Ningún logro más hermoso de la Humanidad que la Tolerancia y, junto a ella, la lucha contra la superstición y por la libertad de expresión. Son el trípode sobre el que se asienta la Democracia (con mayúsculas), término esencialmente equívoco hoy día, en que muchos gobernantes, embriagados de poder, tienden a llamar demócrata a quien piensa como él, y, a quien no, lo envía de un soberano puntapié al cajón de sastre de la fachosfera.
Si Voltaire, Rousseau y Montesquieu levantaran la cabeza de sus catafalcos, sin duda se aterrarían de oír la jerga de la que muchos demócratas de toda la vida se sirven para subvertir aquellas bellas tesis que, con sus aciertos y errores, sirvieron para llevar a cabo la Revolución francesa.

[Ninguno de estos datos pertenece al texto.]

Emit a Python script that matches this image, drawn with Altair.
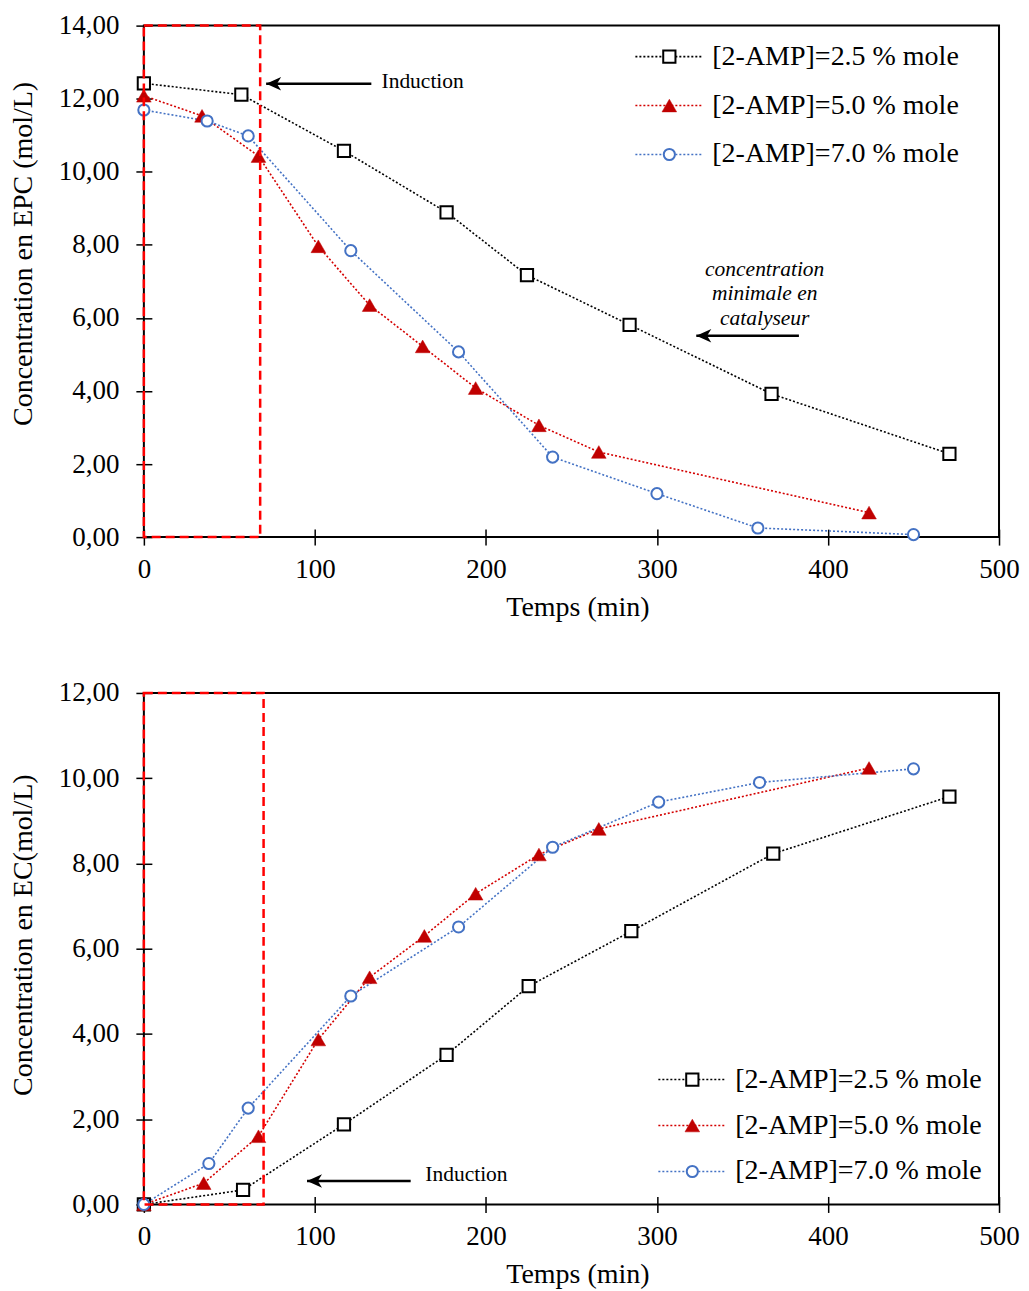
import altair as alt
import pandas as pd

FONT = "Liberation Serif"

series_labels = ["[2-AMP]=2.5 % mole", "[2-AMP]=5.0 % mole", "[2-AMP]=7.0 % mole"]
marker_shapes = ["square", "triangle-up", "circle"]
marker_sizes = [150, 215, 125]
marker_stroke_w = [2, 0.5, 2]
marker_fill = ["white", "#C00000", "white"]
marker_stroke = ["#000000", "#C00000", "#4472C4"]
line_colors = ["#000000", "#D40000", "#4472C4"]

# ---- Top panel : EPC concentration (mol/L) vs time (min)
epc_t_25 = [0, 57, 117, 177, 224, 284, 367, 471]
epc_c_25 = [12.42, 12.11, 10.57, 8.89, 7.17, 5.81, 3.92, 2.28]
epc_t_50 = [0, 34, 67, 102, 132, 163, 194, 231, 266, 424]
epc_c_50 = [12.08, 11.53, 10.43, 7.96, 6.35, 5.22, 4.08, 3.06, 2.33, 0.67]
epc_t_70 = [0, 37, 61, 121, 184, 239, 300, 359, 450]
epc_c_70 = [11.69, 11.39, 10.98, 7.84, 5.07, 2.19, 1.19, 0.25, 0.07]

# ---- Bottom panel : EC concentration (mol/L) vs time (min)
ec_t_25 = [0, 58, 117, 177, 225, 285, 368, 471]
ec_c_25 = [0.0, 0.34, 1.88, 3.51, 5.12, 6.41, 8.23, 9.57]
ec_t_50 = [0, 35, 67, 102, 132, 164, 194, 231, 266, 424]
ec_c_50 = [0.0, 0.50, 1.60, 3.87, 5.33, 6.30, 7.29, 8.21, 8.81, 10.24]
ec_t_70 = [0, 38, 61, 121, 184, 239, 301, 360, 450]
ec_c_70 = [0.0, 0.96, 2.26, 4.89, 6.51, 8.38, 9.44, 9.90, 10.22]

x_ticks = [0, 100, 200, 300, 400, 500]
top_y_ticks = [0, 2, 4, 6, 8, 10, 12, 14]
bot_y_ticks = [0, 2, 4, 6, 8, 10, 12]

# annotations (data units)
top_box = [0, 68, 0, 14]
bot_box = [0, 70, 0, 12]
top_arrows = [[133, 71.5, 12.41], [383, 323, 5.51]]
bot_arrows = [[156, 95.4, 0.55]]
top_texts = [["Induction", 163, 12.45, "normal"],
             ["concentration\nminimale en\ncatalyseur", 363, 7.31, "italic"]]
bot_texts = [["Induction", 188.6, 0.68, "normal"]]

W, H = 856, 512
LABEL_EXPR = "replace(format(datum.value, '.2f'), '.', ',')"
ARROW_HEAD = "M0,0 L1,-0.45 L0.72,0 L1,0.45 Z"


def panel(ts, cs, y_ticks, y_title, y_title_pos, box, arrows, texts, leg):
    ymax = y_ticks[-1]
    xs = alt.Scale(domain=[0, 500], nice=False)
    ys = alt.Scale(domain=[0, ymax], nice=False)
    xaxis = alt.Axis(title="Temps (min)", values=x_ticks, format="d", domain=False,
                     tickSize=16, offset=-8, labelPadding=11, titlePadding=11,
                     labelFlush=False, titleX=434, grid=False, tickColor="black",
                     tickWidth=1.5)
    yaxis = alt.Axis(title=y_title, values=y_ticks, labelExpr=LABEL_EXPR, domain=False,
                     tickSize=16, offset=-8, labelPadding=17, titlePadding=21,
                     labelFlush=False, titleY=y_title_pos, grid=False, tickColor="black",
                     tickWidth=1.5)

    def X(f):
        return alt.X(f, scale=xs, axis=xaxis)

    def Y(f):
        return alt.Y(f, scale=ys, axis=yaxis)

    layers = []
    for i in range(3):
        df = pd.DataFrame({"t": ts[i], "c": cs[i]})
        layers.append(alt.Chart(df).mark_line(strokeDash=[2, 2], strokeWidth=1.6,
                                              color=line_colors[i]).encode(x=X("t:Q"), y=Y("c:Q")))
    for i in range(3):
        df = pd.DataFrame({"t": ts[i], "c": cs[i]})
        layers.append(alt.Chart(df).mark_point(
            shape=marker_shapes[i], filled=True, fill=marker_fill[i], stroke=marker_stroke[i],
            strokeWidth=marker_stroke_w[i], size=marker_sizes[i], opacity=1
        ).encode(x=X("t:Q"), y=Y("c:Q")))

    # dashed induction box
    bdf = pd.DataFrame({"t": [box[0]], "t2": [box[1]], "c": [box[2]], "c2": [box[3]]})
    layers.append(alt.Chart(bdf).mark_rect(fillOpacity=0, stroke="#FF0000", strokeWidth=2.5,
                                           strokeDash=[9, 5]).encode(
        x=X("t:Q"), x2="t2:Q", y=Y("c:Q"), y2="c2:Q"))

    # arrows
    adf = pd.DataFrame({"t2": [a[0] for a in arrows], "t": [a[1] for a in arrows],
                        "c": [a[2] for a in arrows]})
    layers.append(alt.Chart(adf).mark_rule(color="black", strokeWidth=2.5).encode(
        x=X("t:Q"), x2=alt.X2("t2:Q"), y=Y("c:Q")))
    layers.append(alt.Chart(adf).mark_point(shape=ARROW_HEAD, filled=True, color="black",
                                            size=900, opacity=1, strokeWidth=0).encode(
        x=X("t:Q"), y=Y("c:Q")))

    # texts
    for txt, tx, ty, style in texts:
        tdf = pd.DataFrame({"t": [tx], "c": [ty]})
        layers.append(alt.Chart(tdf).mark_text(
            text=txt, font=FONT, fontSize=21.5, fontStyle=style, color="black",
            align="center", baseline="middle", lineBreak="\n", lineHeight=24.5
        ).encode(x=X("t:Q"), y=Y("c:Q")))

    # legend (pixel layout inside plot area)
    lx0, lx1, lsym, ltext, ly0, ldy = leg
    for i in range(3):
        yy = ly0 + i * ldy
        ldf = pd.DataFrame({"s": [series_labels[i]]})
        layers.append(alt.Chart(ldf).mark_rule(
            strokeDash=[2, 2], strokeWidth=1.6, color=line_colors[i]).encode(
            x=alt.value(lx0), x2=alt.value(lx1), y=alt.value(yy)))
        layers.append(alt.Chart(ldf).mark_point(
            shape=marker_shapes[i], filled=True, fill=marker_fill[i], stroke=marker_stroke[i],
            strokeWidth=marker_stroke_w[i], size=marker_sizes[i], opacity=1).encode(
            x=alt.value(lsym), y=alt.value(yy)))
        layers.append(alt.Chart(ldf).mark_text(
            font=FONT, fontSize=28, color="black", align="left", baseline="middle").encode(
            x=alt.value(ltext), y=alt.value(yy), text="s:N"))

    return alt.layer(*layers).properties(width=W, height=H)


top = panel([epc_t_25, epc_t_50, epc_t_70], [epc_c_25, epc_c_50, epc_c_70], top_y_ticks,
            "Concentration en EPC (mol/L)", 228, top_box, top_arrows, top_texts,
            (492, 558, 526, 569, 31, 49))
bottom = panel([ec_t_25, ec_t_50, ec_t_70], [ec_c_25, ec_c_50, ec_c_70], bot_y_ticks,
               "Concentration en EC(mol/L)", 242, bot_box, bot_arrows, bot_texts,
               (515, 582, 549, 592, 387, 46))

chart = alt.vconcat(top, bottom, spacing=56).properties(
    padding={"left": 0, "top": 2, "right": 0, "bottom": 0}
).configure_axis(
    labelFont=FONT, titleFont=FONT, labelFontSize=27, titleFontSize=28,
    titleFontWeight="normal", labelColor="black", titleColor="black"
).configure_view(stroke="black", strokeWidth=2)

chart.save("out.html", embed_options={"renderer": "svg", "actions": False})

Los hay que se engolan hablando de democracia cuando, en el fondo, no pasan de ser mediocres autócratas y anhelantes dictadores. Personajes que cada mañana dictan el santo y seña, que sus acólitos y turiferarios repiten como corderillos de Panurgo, importándoles un bledo que hoy tilden de blanco lo que ayer era negro.
Estamos asistiendo en España a una ceremonia de la confusión como jamás pudimos imaginar los que nos tragamos enterito el programa de Franco, con la particularidad de que los 'franquistas' sabían perfectamente lo que eran y a lo que 'jugaban' y no necesitaban edulcorar el léxico, ideando toda una terminología inicua y abyecta como la consabida máquina del fango.
Uno tras otro nos venimos tragando sapos, cada vez mayores y cada vez más repugnantes. ¡Quién iba a imaginar que todo un presidente socialista del siglo XXI iba a renunciar, por conservar el poder, al primer dogma del socialismo de Pablo Iglesias, el impresor, según el cual todos somos iguales ante la ley, ciudadanos libres!
Lo hemos visto quitar y poner a su antojo, utilizar y servirse de personas, jueces, magistrados y periodistas, hasta el punto de empezar a inspirar miedo, y no sólo él, sino determinados ministros o superministros como Félix Bolaños, que no habla, sino agrede.
Y tenía que llegar, y llegó, el sueño de Ubú Rey, controlar, condenar y borrar del mapa a todo aquel que no comparte mi ideario, que me tira al degüello, que no me adula ni me da la razón sistemáticamente, aun cuando afirme taxativamente justo lo contrario que afirmaba hace un par de meses.
Gravísimo error el que va a incurrir Pedro Sánchez, que, como un opositor ventajista, acostumbra a quitarse de en medio de un plumazo a aquel que puede suponer un obstáculo a sus designios, y no duda en utilizar en su provecho toda la maquinaria del Estado, porque, como decía el Rey Sol, «L´État, c´est moi».
No se puede hacer más en menos tiempo; no se puede cambiar más en menos tiempo. Y si alguien lo duda, le aconsejo que mire con detenimiento la fotografía de aquel Pedro Sánchez que nos pidió el voto y lo compare con el que vimos en el Parlamento tras los días de reflexión; o, mejor, que coteje lo que prometía en su programa, y lo que en realidad ha hecho.
Cargarse la libertad de expresión con la excusa perversa del «déficit democrático de los medios de comunicación» (qué gran filólogo está perdiendo la lengua castellana con ese sutil y oculto miembro del aparato), me parece, insisto, un error histórico, por el que han de pagar todos aquellos que lo apoyan, como pagaron todos los que en la Asamblea Constituyente votaron la condena a muerte de Luis XVI.
Aparte de que difícilmente esa medida reaccionaria servirá a los fines que supone nuestro presidente. Una vez más veremos el efecto boomerang sobre las testas de sus señorías. No lo duden.